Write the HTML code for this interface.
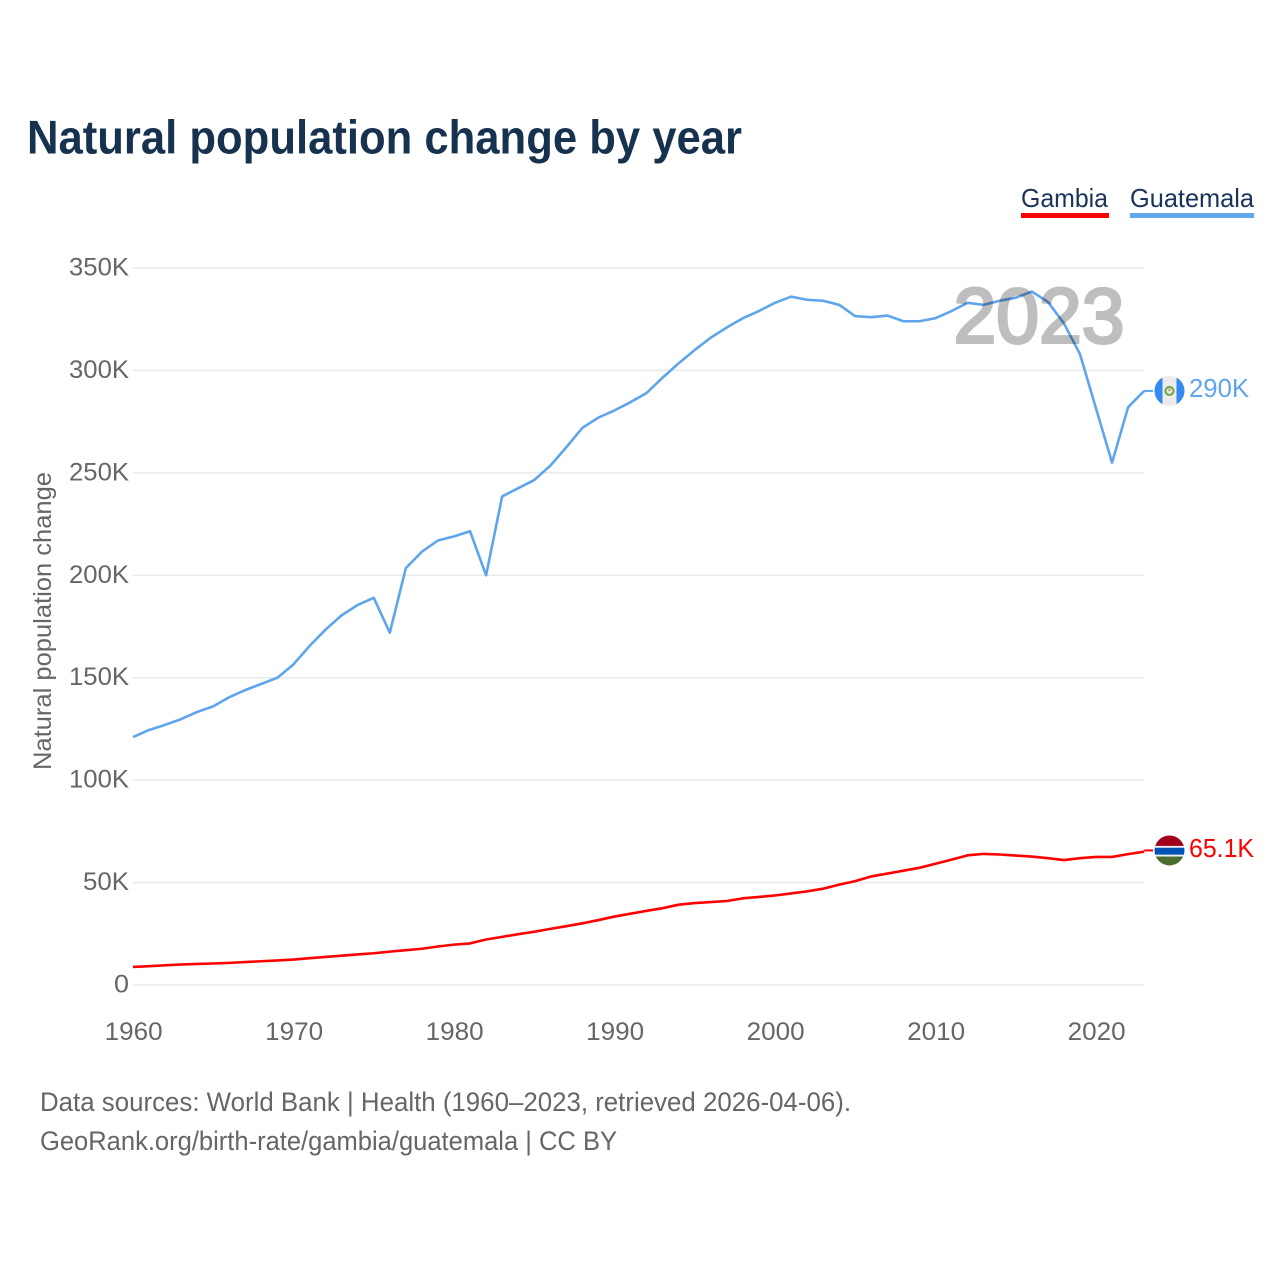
<!DOCTYPE html>
<html lang="en">
<head>
<meta charset="utf-8">
<title>Natural population change by year</title>
<style>
html,body{margin:0;padding:0;background:#fff;}
svg{display:block;}
text{font-family:"Liberation Sans",sans-serif;}
</style>
</head>
<body>
<svg id="chart" xmlns="http://www.w3.org/2000/svg" width="1280" height="1280" viewBox="0 0 1280 1280">
  <defs>
    <clipPath id="flag-clip-a"><circle cx="0" cy="0" r="15"/></clipPath>
  </defs>
  <text x="27" y="153.5" font-size="47" font-weight="700" fill="#17324f" textLength="715" lengthAdjust="spacingAndGlyphs">Natural population change by year</text>

  <g>
    <g>
      <text x="1021" y="207" font-size="26" fill="#1a3358" textLength="87" lengthAdjust="spacingAndGlyphs">Gambia</text>
      <rect x="1021" y="213" width="88" height="5" fill="#ff0000"/>
    </g>
    <g>
      <text x="1130" y="207" font-size="26" fill="#1a3358" textLength="124" lengthAdjust="spacingAndGlyphs">Guatemala</text>
      <rect x="1130" y="213" width="124" height="5" fill="#62a6ec"/>
    </g>
  </g>

  <g id="grid"></g>
  <g id="yticks"></g>
  <g id="xticks"></g>
  <text transform="translate(51,621) rotate(-90)" text-anchor="middle" font-size="25" fill="#666666" textLength="298" lengthAdjust="spacingAndGlyphs">Natural population change</text>

  <g id="series"></g>

  <text x="1124.5" y="342.5" text-anchor="end" font-size="78" font-weight="400" fill="#000000" stroke="#000000" stroke-width="3" opacity="0.25" textLength="171" lengthAdjust="spacingAndGlyphs">2023</text>

  <g id="end-labels"></g>

  <text x="40" y="1111" font-size="26.5" fill="#666666" textLength="811" lengthAdjust="spacingAndGlyphs">Data sources: World Bank | Health (1960–2023, retrieved 2026-04-06).</text>
  <text x="40" y="1150" font-size="26.5" fill="#666666" textLength="577" lengthAdjust="spacingAndGlyphs">GeoRank.org/birth-rate/gambia/guatemala | CC BY</text>
</svg>
<script>
const years = [1960,1961,1962,1963,1964,1965,1966,1967,1968,1969,1970,1971,1972,1973,1974,1975,1976,1977,1978,1979,1980,1981,1982,1983,1984,1985,1986,1987,1988,1989,1990,1991,1992,1993,1994,1995,1996,1997,1998,1999,2000,2001,2002,2003,2004,2005,2006,2007,2008,2009,2010,2011,2012,2013,2014,2015,2016,2017,2018,2019,2020,2021,2022,2023];
const guatemalaValues = [121,124.5,127,129.8,133.3,136,140.5,144,147,150,156.5,165.5,173.5,180.5,185.5,189,172,203.5,211.5,217,219,221.5,200,238.5,242.5,246.5,253.5,262.5,272,277,280.5,284.5,289,296.5,303.5,310,316,321,325.5,329,333,336,334.5,334,332,326.5,326,326.8,324,324,325.5,329,333,332,334,335.5,338.5,333.5,323,308,281.5,255,282,290];
const gambiaValues = [8.8,9.2,9.6,10,10.3,10.5,10.8,11.2,11.6,12,12.4,13.1,13.7,14.3,14.9,15.5,16.3,17,17.7,18.8,19.7,20.3,22.2,23.5,24.8,26,27.4,28.7,30.1,31.7,33.4,34.8,36.2,37.5,39.2,40,40.5,41,42.3,43,43.7,44.7,45.7,47,49,50.7,53,54.4,55.8,57.2,59.2,61.2,63.3,64,63.7,63.2,62.7,61.9,61,61.9,62.5,62.5,63.9,65.1];
const yTickValues = [0,50,100,150,200,250,300,350];
const yTickLabels = ["0","50K","100K","150K","200K","250K","300K","350K"];
const xTickValues = [1960,1970,1980,1990,2000,2010,2020];
const endLabels = ["65.1K","290K"];

const NS = "http://www.w3.org/2000/svg";
function xScale(year){ return 133 + (year - 1960) * 16.05; }
function yScale(v){ return 985 - v * (717 / 350); }
function make(tag, attrs, parent){
  const el = document.createElementNS(NS, tag);
  for (const k in attrs) el.setAttribute(k, attrs[k]);
  parent.appendChild(el);
  return el;
}
const gridG = document.getElementById('grid');
const yG = document.getElementById('yticks');
const xG = document.getElementById('xticks');
const seriesG = document.getElementById('series');
const endG = document.getElementById('end-labels');

yTickValues.forEach(function(v, i){
  const line = make('line', {x1:133, x2:xScale(2023), y1:yScale(v), y2:yScale(v), stroke:'#e9e9e9', 'stroke-width':1.5}, gridG);
  
  
  const label = yTickLabels[i];
  const t = make('text', {x:129, y:yScale(v)+7.5, 'text-anchor':'end', 'font-size':25, fill:'#666666', textLength: label.length === 1 ? 15 : label.length === 3 ? 46 : 60, lengthAdjust:'spacingAndGlyphs'}, yG);
  t.textContent = label;
  
  
});

xTickValues.forEach(function(yr){
  const t = make('text', {x:xScale(yr)+0.6, y:1040, 'text-anchor':'middle', 'font-size':25, fill:'#666666', textLength:58, lengthAdjust:'spacingAndGlyphs'}, xG);
  t.textContent = String(yr);
  
  
});

function pathFor(values){
  return values.map(function(v, i){
    return (i ? 'L' : 'M') + xScale(years[i]).toFixed(2) + ' ' + yScale(v).toFixed(2);
  }).join(' ');
}
const gambiaLine = make('path', {d:pathFor(gambiaValues), fill:'none', stroke:'#ff0000', 'stroke-width':2.6, 'stroke-linejoin':'round'}, seriesG);


const guatemalaLine = make('path', {d:pathFor(guatemalaValues), fill:'none', stroke:'#5ea5ec', 'stroke-width':2.6, 'stroke-linejoin':'round'}, seriesG);



function connector(values, color, offset, name){
  const y = yScale(values[values.length - 1]) + offset;
  const c = make('line', {x1:xScale(years[years.length - 1]), x2:1153, y1:y, y2:y, stroke:color, 'stroke-width':2}, seriesG);
  
  
}
connector(gambiaValues, '#ff0000', -1.2, 'connector-gambia');
connector(guatemalaValues, '#5ea5ec', 0, 'connector-guatemala');

function flagGroup(values, offset, name){
  const g = make('g', {transform:'translate(1169.5,' + (yScale(values[values.length - 1]) + offset).toFixed(2) + ')', 'clip-path':'url(#flag-clip-a)'}, endG);
  
  
  return g;
}
const gm = flagGroup(gambiaValues, -1.2, 'flag-gambia');
make('rect', {x:-15, y:-15, width:30, height:10.5, fill:'#a2001d'}, gm);
make('rect', {x:-15, y:-4.5, width:30, height:1.8, fill:'#f0f0f0'}, gm);
make('rect', {x:-15, y:-2.7, width:30, height:7, fill:'#0052b4'}, gm);
make('rect', {x:-15, y:4.3, width:30, height:1.8, fill:'#f0f0f0'}, gm);
make('rect', {x:-15, y:6.1, width:30, height:9, fill:'#496e2d'}, gm);

const gt = flagGroup(guatemalaValues, 0, 'flag-guatemala');
make('rect', {x:-15, y:-15, width:30, height:30, fill:'#ececec'}, gt);
make('rect', {x:-15, y:-15, width:8, height:30, fill:'#338af3'}, gt);
make('rect', {x:7, y:-15, width:8, height:30, fill:'#338af3'}, gt);
make('circle', {cx:0, cy:0, r:4, fill:'none', stroke:'#6da544', 'stroke-width':2}, gt);
make('circle', {cx:0, cy:-1, r:1.6, fill:'#c9b58a'}, gt);

function endText(values, label, color, width, offset, name){
  const t = make('text', {x:1189, y:(yScale(values[values.length - 1]) + offset).toFixed(2), 'font-size':26, fill:color, textLength:width, lengthAdjust:'spacingAndGlyphs'}, endG);
  t.textContent = label;
  
  
}
endText(gambiaValues, endLabels[0], '#ff0000', 65, 5.5, 'end-value-gambia');
endText(guatemalaValues, endLabels[1], '#5ea5ec', 60, 6, 'end-value-guatemala');
</script>
</body>
</html>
------------------------------------
◆ Given instruction: Skip every picture and return the lines above from the top through the one that contains "change by year</text>".

◆ Exercise output:
Write the HTML code for this interface.
<!DOCTYPE html>
<html lang="en">
<head>
<meta charset="utf-8">
<title>Natural population change by year</title>
<style>
html,body{margin:0;padding:0;background:#fff;}
svg{display:block;}
text{font-family:"Liberation Sans",sans-serif;}
</style>
</head>
<body>
<svg id="chart" xmlns="http://www.w3.org/2000/svg" width="1280" height="1280" viewBox="0 0 1280 1280">
  <defs>
    <clipPath id="flag-clip-a"><circle cx="0" cy="0" r="15"/></clipPath>
  </defs>
  <text x="27" y="153.5" font-size="47" font-weight="700" fill="#17324f" textLength="715" lengthAdjust="spacingAndGlyphs">Natural population change by year</text>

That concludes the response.